More than 3,000 people submitted applications for the 140 apartments (two of the units are reserved for managers), and many of them, like Blocker, have struggled with homelessness, according to Robin Hughes, CEO of Abode Communities.
Before she took her family to the shelter, Blocker, who grew up in West Adams, escaped a bad relationship and lived with a friend for about six months.
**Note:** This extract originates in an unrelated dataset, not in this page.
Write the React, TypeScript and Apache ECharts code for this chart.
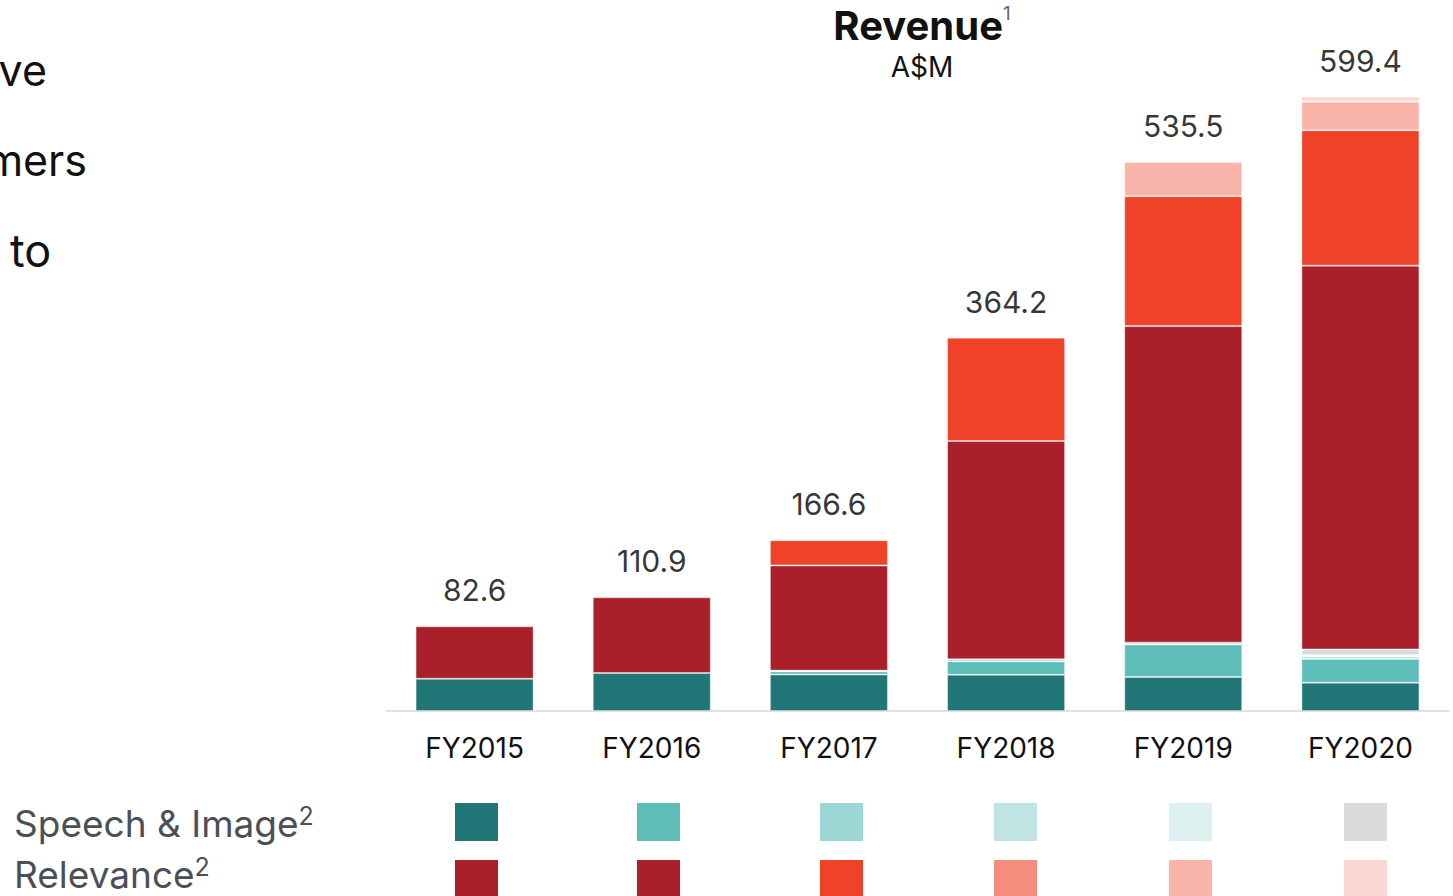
import React, { useEffect, useRef } from 'react';
import * as echarts from 'echarts';

const categories = ['FY2015', 'FY2016', 'FY2017', 'FY2018', 'FY2019', 'FY2020'];
const totals = [82.6, 110.9, 166.6, 364.2, 535.5, 599.4];

// Speech & Image cohorts
const siCohort1 = [31.4, 37.0, 35.6, 35.3, 33.2, 27.6];
const siCohort2 = [0, 0, 3.0, 13.1, 31.6, 23.1];
const siCohort3 = [0, 0, 0.8, 2.0, 1.9, 2.2];
const siCohort5 = [0, 0, 0, 0, 0, 1.6];
const siCohort6 = [0, 0, 0, 0, 0, 5.6];
// Relevance cohorts
const relCohort1 = [51.2, 73.9, 102.6, 213.0, 308.8, 374.4];
const relCohort3 = [0, 0, 24.6, 100.8, 126.8, 132.0];
const relCohort5 = [0, 0, 0, 0, 33.2, 28.0];
const relCohort6 = [0, 0, 0, 0, 0, 4.9];

const siColors = ['#217777', '#5EBDB8', '#9DD7D5', '#BFE4E3', '#DCF0EF', '#DADBDD'];
const relColors = ['#A9202B', '#A9202B', '#F04228', '#F48D7D', '#F9B4AA', '#FBD8D5'];

const leftWords = ['ve', 'mers', 'to'];

const FONT = 'Inter, "Noto Sans", sans-serif';
const swatchX = [455, 637, 820, 994, 1169, 1344];

export default function App() {
  const ref = useRef<HTMLDivElement>(null);
  useEffect(() => {
    document.body.style.margin = '0';
    const chart = echarts.init(ref.current!, null, { renderer: 'svg' });
    const mk = (name: string, data: number[], color: string) => ({
      name,
      type: 'bar',
      stack: 'rev',
      barWidth: 118,
      data: data.map((v) => (v === 0 ? '-' : v)),
      itemStyle: { color, borderColor: 'rgba(255,255,255,0.35)', borderWidth: 1 },
      emphasis: { disabled: true },
    });
    const graphic: any[] = [
      {
        type: 'text',
        x: 922,
        y: 25,
        style: {
          text: '{t|Revenue}{s|1}',
          align: 'center',
          verticalAlign: 'middle',
          rich: {
            t: { fontSize: 40, fontWeight: 'bold', fontFamily: FONT, fill: '#111', lineHeight: 42 },
            s: { fontSize: 19, fontFamily: FONT, fill: '#666', lineHeight: 24, verticalAlign: 'top' },
          },
        },
      },
      {
        type: 'text',
        x: 922,
        y: 67,
        style: { text: 'A$M', align: 'center', verticalAlign: 'middle', fontSize: 28, fontFamily: FONT, fill: '#111' },
      },
      { type: 'text', x: 47, y: 70, style: { text: leftWords[0], align: 'right', verticalAlign: 'middle', fontSize: 43, fontFamily: FONT, fill: '#111' } },
      { type: 'text', x: 87, y: 160, style: { text: leftWords[1], align: 'right', verticalAlign: 'middle', fontSize: 43, fontFamily: FONT, fill: '#111' } },
      { type: 'text', x: 10, y: 250, style: { text: leftWords[2], align: 'left', verticalAlign: 'middle', fontSize: 45, fontFamily: FONT, fill: '#111' } },
      {
        type: 'text',
        x: 14,
        y: 823,
        style: {
          text: '{t|Speech & Image}{s|2}',
          align: 'left',
          verticalAlign: 'middle',
          rich: {
            t: { fontSize: 37, fontFamily: FONT, fill: '#4B5056', lineHeight: 40 },
            s: { fontSize: 25, fontFamily: FONT, fill: '#4B5056', lineHeight: 28, verticalAlign: 'top' },
          },
        },
      },
      {
        type: 'text',
        x: 14,
        y: 874,
        style: {
          text: '{t|Relevance}{s|2}',
          align: 'left',
          verticalAlign: 'middle',
          rich: {
            t: { fontSize: 37, fontFamily: FONT, fill: '#4B5056', lineHeight: 40 },
            s: { fontSize: 25, fontFamily: FONT, fill: '#4B5056', lineHeight: 28, verticalAlign: 'top' },
          },
        },
      },
    ];
    swatchX.forEach((x, i) => {
      graphic.push({ type: 'rect', shape: { x, y: 803, width: 43, height: 38 }, style: { fill: siColors[i] } });
      graphic.push({ type: 'rect', shape: { x, y: 860, width: 43, height: 38 }, style: { fill: relColors[i] } });
    });

    chart.setOption({
      animation: false,
      textStyle: { fontFamily: FONT },
      grid: { left: 386, right: 4, top: 96, bottom: 185 },
      xAxis: {
        type: 'category',
        data: categories,
        axisLine: { lineStyle: { color: '#E2E2E2', width: 2 } },
        axisTick: { show: false },
        axisLabel: { fontSize: 28, color: '#111', margin: 23, fontFamily: FONT },
      },
      yAxis: { type: 'value', min: 0, max: 600, show: false, splitLine: { show: false } },
      series: [
        mk('Speech & Image FY2015', siCohort1, siColors[0]),
        mk('Speech & Image FY2016', siCohort2, siColors[1]),
        mk('Speech & Image FY2017', siCohort3, siColors[2]),
        mk('Speech & Image FY2019', siCohort5, siColors[4]),
        mk('Speech & Image FY2020', siCohort6, siColors[5]),
        mk('Relevance FY2015', relCohort1, relColors[0]),
        mk('Relevance FY2017', relCohort3, relColors[2]),
        mk('Relevance FY2019', relCohort5, relColors[4]),
        mk('Relevance FY2020', relCohort6, relColors[5]),
        {
          name: 'Total',
          type: 'scatter',
          symbolSize: 0,
          data: totals,
          label: {
            show: true,
            position: 'top',
            distance: 21,
            fontSize: 30,
            color: '#000',
            fontFamily: FONT,
            formatter: (p: any) => Number(p.value).toFixed(1),
          },
          emphasis: { disabled: true },
          z: 10,
        },
      ],
      graphic,
    });
    return () => chart.dispose();
  }, []);
  return <div ref={ref} style={{ width: 1453, height: 896 }} />;
}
But her friend had a Section 8 voucher, and didn’t want to risk losing it.
“So I left, and me and my kids were at the park, and it started to get dark,” she says. “I didn’t have nowhere to go.”
They started camping there, and her kids “were happy, they didn’t question it,” says Blocker.
But now, when she wakes up in the morning, instead of worrying about where they will sleep each night, she focuses on getting them ready for school.
“I was riding the train past this building when they first broke it down,” she says. “I kept wondering what they would build, and I remember thinking, ‘How dope would it be if I could move into a brand-new apartment?’ I’m just so happy to have my place.”
Today, 2,000 applicants remain on the waitlist for Rolland Curtis.
“Is it daunting and overwhelming that we have so far to go? Absolutely,” says Hughes. “But now there are 138 families who will have high-quality affordable housing, and immediately that housing will have benefits—socially, economically, and emotionally.”
“If we can do that a building at at time, that is very satisfying,” she says.